Press kits are sent to prospective reviewers and editors, and the media
are notified of any author appearances or book signings. Review
publications which earlier received bound galleys are now sent copies
of the completed book.
Approximately six months after publication the
book appears again in the Northwestern catalogue as a "recently published"
book, and then once more approximately six months later. At
this point it retires to the FC2 backlist, receiving occasional feature
coverage on the FC2 website or in the "selected backlist" section of the
Northwestern catalogue. As a backlisted book, the work remains
available from the distributor or through the website indefinitely.
PUBLICATIONS, PROMOTION, MARKETING
FC2 is supported in part by Florida State University,
the State of Florida Division of Cultural Affairs and the Florida Arts Council,
the Illinois Arts Council, Illinois State University, the National Endowment for the
Arts, and by numerous generous private contributors.
Number of books: 6 - 10 annually.
Last year (99-00) we published 6 new books and reissued 4. This year
(00-01) we will publish 6 new books and reissue 1. Since its founding in 1974, the press
(the Fiction Collective, Fiction Collective 2, and the FC2 imprint Black
Ice Books) has published over 140 books.
Size of press runs: 2000
Press runs vary. Over the last three years, runs have been as low as 1200
and as high as 5000. 2000 is normal. The press normally publishes
paperback originals only. However, occasional titles appear in both cloth and paper editions.
Reputable authors published/awards:
Three FC2 authors (Clarence Major, Gerald Vizenor, Diane Glancy) are represented
in the most recent Norton Anthology of American Literature (Vol
II, 5th ed: 1998). Five FC2 authors (Curtis White, Ricardo Cortez Cruz,
Gerald Vizenor, Mark Leyner, Samuel Delany) are represented in Postmodern
Literature: A Norton Anthology (1997).
Numerous FC2 authors (e.g., Ronald Sukenick, Raymond
Federman, Clarence Major, Fanny Howe, Marianne Hauser, Russell Banks)
have been the subject of essays in scholarly journals such as Contemporary
Literature, Modern Fiction Studies, Critique, The Review of Contemporary
Fiction, and Chicago Review.
Articles about the press itself have been published
in Poets and Writers, Contemporary Literature, Triquarterly, Critique,
The Chronicle of Higher Education, and Michael Bérubé's
The Employment of English (NYU press, 1998).

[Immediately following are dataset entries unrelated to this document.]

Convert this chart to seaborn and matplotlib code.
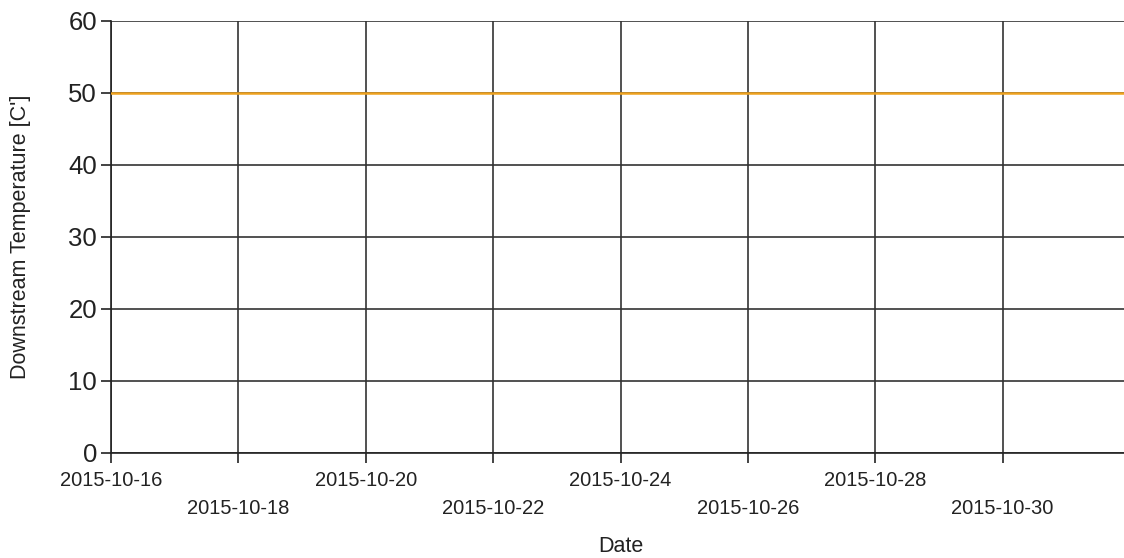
import numpy as np
import pandas as pd
import seaborn as sns
import matplotlib.pyplot as plt

sns.set_style("white")
plt.rcParams['font.family'] = ['Liberation Sans', 'DejaVu Sans']

dates = pd.date_range("2015-10-16", "2015-11-01", freq="D")
temps = [50, 50, 50, 50, 50, 50, 50, 50, 50, 50, 50, 50, 50, 50, 50, 50, 50]
tick_dates = ["2015-10-16", "2015-10-18", "2015-10-20", "2015-10-22",
              "2015-10-24", "2015-10-26", "2015-10-28", "2015-10-30"]
y_ticks = [0, 10, 20, 30, 40, 50, 60]

df = pd.DataFrame({"Date": dates, "Temp": temps})

fig = plt.figure(figsize=(11.24, 5.58), dpi=100)
ax = fig.add_axes([111 / 1124, 105 / 558, 1019 / 1124, 432 / 558])

sns.lineplot(data=df, x="Date", y="Temp", ax=ax, color="#EFA21E", linewidth=1.8, zorder=3)

ax.set_xlim(pd.Timestamp("2015-10-16"), pd.Timestamp("2015-11-01"))
ax.set_ylim(0, 60)
ax.set_yticks(y_ticks)
ax.set_xticks(pd.to_datetime(tick_dates))
# every second date label sits on a lower row
labels = [d if i % 2 == 0 else "\n" + d for i, d in enumerate(tick_dates)]
ax.set_xticklabels(labels, fontsize=14.5, color="#222222", linespacing=1.6)
ax.tick_params(axis="y", labelsize=18.5, colors="#222222", pad=3)
ax.tick_params(bottom=True, left=True, direction="out", length=7, width=1.2, color="#222222")
ax.tick_params(axis="x", pad=6)

ax.grid(True, color="#333333", linewidth=1.2)
for side in ["top", "right"]:
    ax.spines[side].set_visible(False)
for side in ["left", "bottom"]:
    ax.spines[side].set_color("#222222")
    ax.spines[side].set_linewidth(1.2)

ax.set_xlabel("Date", fontsize=15.5, color="#222222", labelpad=13)
ax.set_ylabel("Downstream Temperature [C']", fontsize=15.5, color="#222222", labelpad=27)

fig.savefig("out.png", dpi=100)
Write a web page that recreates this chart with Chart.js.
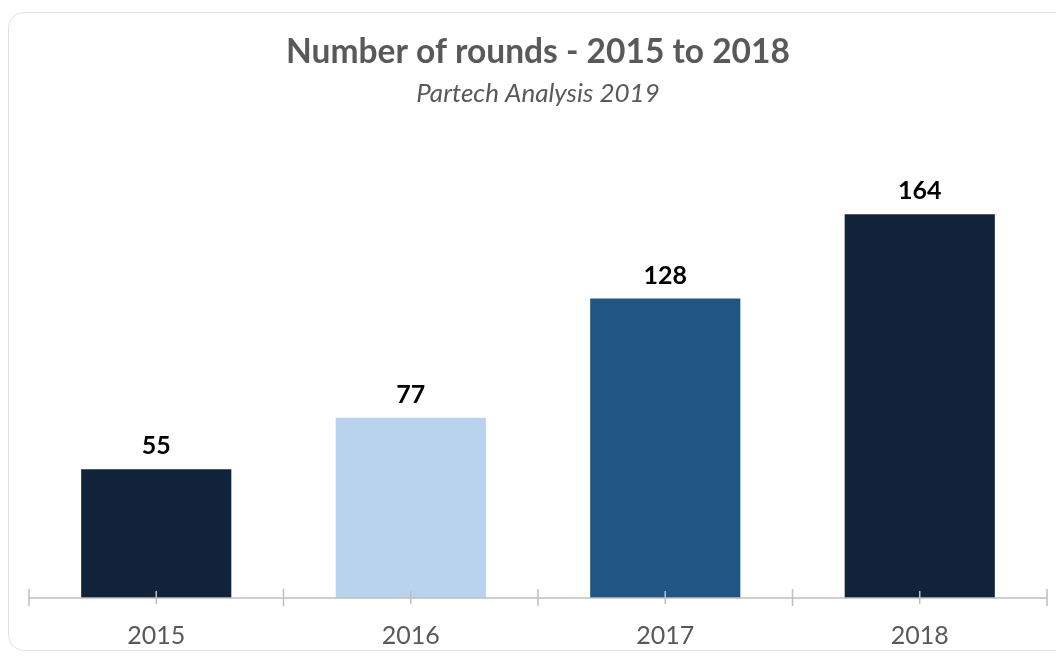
<!DOCTYPE html>
<html>
<head>
<meta charset="utf-8">
<script src="https://cdn.jsdelivr.net/npm/chart.js@4"></script>
<style>
  html, body { margin: 0; padding: 0; background: #fff; overflow: hidden; }
  #wrap { position: relative; width: 1056px; height: 657px; }
  #frame {
    position: absolute; left: 8px; top: 12px; width: 1070px; height: 639px;
    border: 1px solid #e2e2e2; border-radius: 16px; box-sizing: border-box;
  }
  canvas { position: absolute; left: 0; top: 0; }
</style>
</head>
<body>
<div id="wrap">
  <div id="frame"></div>
  <canvas id="myChart" width="1056" height="657"></canvas>
</div>
<script>
const years = ['2015', '2016', '2017', '2018'];
const rounds = [55, 77, 128, 164];
const barColors = ['#10233a', '#b9d3ee', '#215584', '#10233a'];

const FONT = 'Lato, "Open Sans", sans-serif';

// values above the bars
const valueLabels = {
  id: 'valueLabels',
  afterDatasetsDraw(chart) {
    const ctx = chart.ctx;
    const meta = chart.getDatasetMeta(0);
    ctx.save();
    ctx.font = 'bold 25px ' + FONT;
    ctx.fillStyle = '#000';
    ctx.textAlign = 'center';
    ctx.textBaseline = 'middle';
    meta.data.forEach((bar, i) => {
      ctx.fillText(String(rounds[i]), bar.x, bar.y - 23);
    });
    ctx.restore();
  }
};

// axis line with ticks at category edges and centres
const axisTicks = {
  id: 'axisTicks',
  afterDatasetsDraw(chart) {
    const ctx = chart.ctx;
    const x = chart.scales.x;
    const y0 = chart.chartArea.bottom;
    ctx.save();
    ctx.strokeStyle = '#bfbfbf';
    ctx.lineWidth = 1.5;
    ctx.beginPath();
    ctx.moveTo(chart.chartArea.left, y0);
    ctx.lineTo(chart.chartArea.right, y0);
    const step = x.getPixelForValue(1) - x.getPixelForValue(0);
    for (let i = 0; i < years.length; i++) {
      const c = x.getPixelForValue(i);
      ctx.moveTo(c, y0 - 7);
      ctx.lineTo(c, y0 + 6);
      const l = c - step / 2;
      ctx.moveTo(l, y0 - 9);
      ctx.lineTo(l, y0 + 8);
      if (i === years.length - 1) {
        ctx.moveTo(c + step / 2, y0 - 9);
        ctx.lineTo(c + step / 2, y0 + 8);
      }
    }
    ctx.stroke();
    ctx.restore();
  }
};

new Chart(document.getElementById('myChart').getContext('2d'), {
  type: 'bar',
  data: {
    labels: years,
    datasets: [{
      data: rounds,
      backgroundColor: barColors,
      borderWidth: 0,
      barPercentage: 0.59,
      categoryPercentage: 1
    }]
  },
  options: {
    responsive: false,
    animation: false,
    layout: { padding: { left: 29, right: 9, top: 0, bottom: 0 } },
    scales: {
      x: {
        grid: { display: false },
        border: { display: false },
        ticks: { color: '#595959', font: { family: FONT, size: 25 }, padding: 15 },
        afterFit: (scale) => { scale.height = 59; }
      },
      y: { display: false, min: 0, max: 202 }
    },
    plugins: {
      legend: { display: false },
      tooltip: { enabled: false },
      title: {
        display: true,
        text: 'Number of rounds - 2015 to 2018',
        color: '#595959',
        font: { family: FONT, size: 33.5, weight: 'bold', lineHeight: 1.2 },
        padding: { top: 32, bottom: 0 }
      },
      subtitle: {
        display: true,
        text: 'Partech Analysis 2019',
        color: '#595959',
        font: { family: FONT, size: 26, style: 'italic', lineHeight: 1.2 },
        padding: { top: 6, bottom: 16 }
      }
    }
  },
  plugins: [valueLabels, axisTicks]
});
</script>
</body>
</html>
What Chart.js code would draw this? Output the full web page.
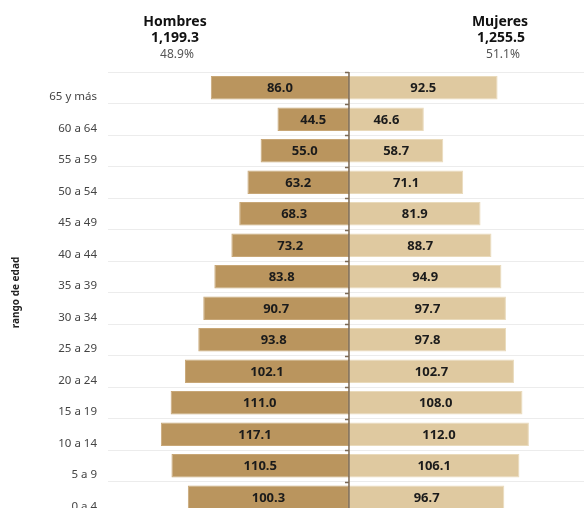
<!DOCTYPE html>
<html>
<head>
<meta charset="utf-8">
<script src="https://cdn.jsdelivr.net/npm/chart.js@4.4.1/dist/chart.umd.min.js"></script>
<style>
  html, body { margin: 0; padding: 0; background: #fff; overflow: hidden; }
  #wrap { position: relative; width: 584px; height: 513px; }
</style>
</head>
<body>
<div id="wrap"><canvas id="myChart"></canvas></div>
<script>
var grupos = ["65 y más", "60 a 64", "55 a 59", "50 a 54", "45 a 49", "40 a 44", "35 a 39",
  "30 a 34", "25 a 29", "20 a 24", "15 a 19", "10 a 14", "5 a 9", "0 a 4"];
var hombres = [86.0, 44.5, 55.0, 63.2, 68.3, 73.2, 83.8, 90.7, 93.8, 102.1, 111.0, 117.1, 110.5, 100.3];
var mujeres = [92.5, 46.6, 58.7, 71.1, 81.9, 88.7, 94.9, 97.7, 97.8, 102.7, 108.0, 112.0, 106.1, 96.7];
var totales = { hombres: "1,199.3", mujeres: "1,255.5" };
var porcentajes = { hombres: "48.9%", mujeres: "51.1%" };

var canvas = document.getElementById("myChart");

// etiquetas de valor dentro de cada barra + linea central
var etiquetas = {
  id: "etiquetas",
  afterDatasetsDraw: function (chart) {
    var ctx = chart.ctx;
    ctx.save();
    ctx.font = "bold 13px 'Noto Sans'";
    ctx.fillStyle = "#1b1b1b";
    ctx.textAlign = "center";
    ctx.textBaseline = "middle";
    chart.data.datasets.forEach(function (ds, i) {
      chart.getDatasetMeta(i).data.forEach(function (bar, j) {
        var cx = (bar.x + bar.base) / 2;
        ctx.fillText(Math.abs(ds.data[j]).toFixed(1), cx, bar.y + 1);
      });
    });

    var area = chart.chartArea;
    var x0 = chart.scales.x.getPixelForValue(0);
    var paso = (area.bottom - area.top) / grupos.length;
    ctx.strokeStyle = "#7c6a56";
    ctx.lineWidth = 1.5;
    ctx.beginPath();
    ctx.moveTo(x0, area.top);
    ctx.lineTo(x0, area.bottom);
    for (var k = 0; k <= grupos.length; k++) {
      var yy = Math.round(area.top + k * paso) + 0.5;
      ctx.moveTo(x0, yy);
      ctx.lineTo(x0 - 4, yy);
    }
    ctx.stroke();
    ctx.restore();
  }
};

// encabezados Hombres / Mujeres
var encabezado = {
  id: "encabezado",
  afterDraw: function (chart) {
    var ctx = chart.ctx;
    ctx.save();
    ctx.textAlign = "center";
    ctx.textBaseline = "middle";
    ctx.fillStyle = "#111";
    ctx.font = "bold 14px 'Noto Sans'";
    ctx.fillText("Hombres", 175, 22);
    ctx.fillText(totales.hombres, 175, 38);
    ctx.fillText("Mujeres", 500, 22);
    ctx.fillText(totales.mujeres, 501, 38);
    ctx.fillStyle = "#555";
    ctx.font = "12px 'Noto Sans'";
    ctx.fillText(porcentajes.hombres, 177, 55);
    ctx.fillText(porcentajes.mujeres, 503, 55);
    ctx.restore();
  }
};

var myChart = new Chart(canvas, {
  type: "bar",
  data: {
    labels: grupos,
    datasets: [
      {
        label: "Hombres",
        data: hombres.map(function (v) { return -v; }),
        backgroundColor: "#ba955e",
        borderColor: "#c8a777",
        borderWidth: 1,
        borderSkipped: false,
        barPercentage: 0.75,
        categoryPercentage: 1
      },
      {
        label: "Mujeres",
        data: mujeres,
        backgroundColor: "#dfc9a0",
        borderColor: "#e9dabb",
        borderWidth: 1,
        borderSkipped: false,
        barPercentage: 0.75,
        categoryPercentage: 1
      }
    ]
  },
  options: {
    indexAxis: "y",
    responsive: true,
    maintainAspectRatio: false,
    animation: false,
    layout: { padding: { top: 72, right: 0, bottom: 0, left: 0 } },
    plugins: {
      legend: { display: false },
      tooltip: { enabled: false }
    },
    scales: {
      x: {
        stacked: true,
        min: -150,
        max: 146.3,
        display: false
      },
      y: {
        stacked: true,
        afterFit: function (scale) {
          scale.width = 108;
          scale.paddingTop = 0;
          scale.paddingBottom = 0;
        },
        border: { display: false },
        grid: { offset: true, color: "#ececec", lineWidth: 1, drawTicks: false },
        ticks: {
          color: "#444",
          font: { family: "'Noto Sans'", size: 11.5 },
          padding: 11,
          labelOffset: 9
        },
        title: {
          display: true,
          text: "rango de edad",
          color: "#222",
          font: { family: "'Noto Sans'", size: 10, weight: "bold" },
          padding: { top: 10, bottom: 0 }
        }
      }
    }
  },
  plugins: [etiquetas, encabezado]
});
</script>
</body>
</html>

A few of the awards and honors which our books
and authors have received are: The Western Book Award (Clarence Major's
My Amputations), the American Book Award (Gerald Vizenor's Griever:
An American Monkey King in China), the BEA Firecracker Award (Rob
Hardin's Distorture), PEN West finalist (Richard Grossman, The
Alphabet Man).
In recent years The Nation cited Ricardo Cortez
Cruz's Straight Outta Compton as a "best of the year," Publisher's
Weekly gave "top twenty" designations to Yvonne Sapia's Valentino's
Hair and Ivan Webster's Cares of the Day, the Village Voice
Literary Supplement listed Richard Grossman's Book of Lazarus among
its top twenty-five books of 1997, and The New York Times Book Review
included R. M. Berry's Leonardo's Horse among its "notable books"
of 1998.
The Fiction Collective and FC2 have received numerous
grants from the National Endowment for the Arts, New York State Council
for the Arts, and the Illinois Arts Council, and have received support
from Brooklyn College, the University of Colorado, Illinois State University,
University of Illinois at Chicago, and Florida State University.
Reviews:
Reviews of FC2 books regularly appear in such publications as: The London Times Literary Supplement, New
York Times Book Review, Los Angeles Times Book Review, Village Voice,
Washington Post Book World, The Nation, The Wall Street Journal, Rain
Taxi, New Novel Review, Bloomsbury Review, Boston Book Review, The Review
of Contemporary Fiction, The American Book Review.
Editorial process (vetting):
FC2 selects for publication from 4-8 MSS each year from a total pool of
submissions of 200 to 300 MSS.
FC2 presently employs a three-tiered editorial
structure:
1) Unsolicited submissions are read by staff at the Unit for Contemporary
Literature at Illinois State University. The most promising of these are forwarded
to our Editorial Board.
2) The FC2 editorial board consists of five readers, all of whom
are authors formerly published by FC2. In addition to MSS forwarded by
the Unit staff, the editorial board reviews MSS forwarded by other FC2
authors.
3) The two acting publishers (R. M. Berry and Jeffrey DeShell)
cast the final vote on all MSS submitted to the press.
Every submission receives from three to six readings.
To be published, a MS must receive three "yes" votes before it receives
two "no" votes from editorial board members and/or the publishers. Any
MS receiving two "no" votes is rejected.
Distribution and Marketing:
FC2 books are distributed by Northwestern University Press and are available
to bookstores through the principal US book wholesalers (Ingram, Baker
and Taylor, etc). FC2 books are regularly sold by the principal national
bookstore chains (Barnes and Noble, Borders, etc.) as well as by the largest
and best-known independent bookstores (e.g., Prairie Lights Books/Iowa City, City Lights Books/SF, Shaman Drum Bookstore/Ann Arbor). All FC2 books can be purchased directly
from this website or from Amazon.com.
FC2 books, in English and translation, are also
available throughout Europe and in parts of Asia.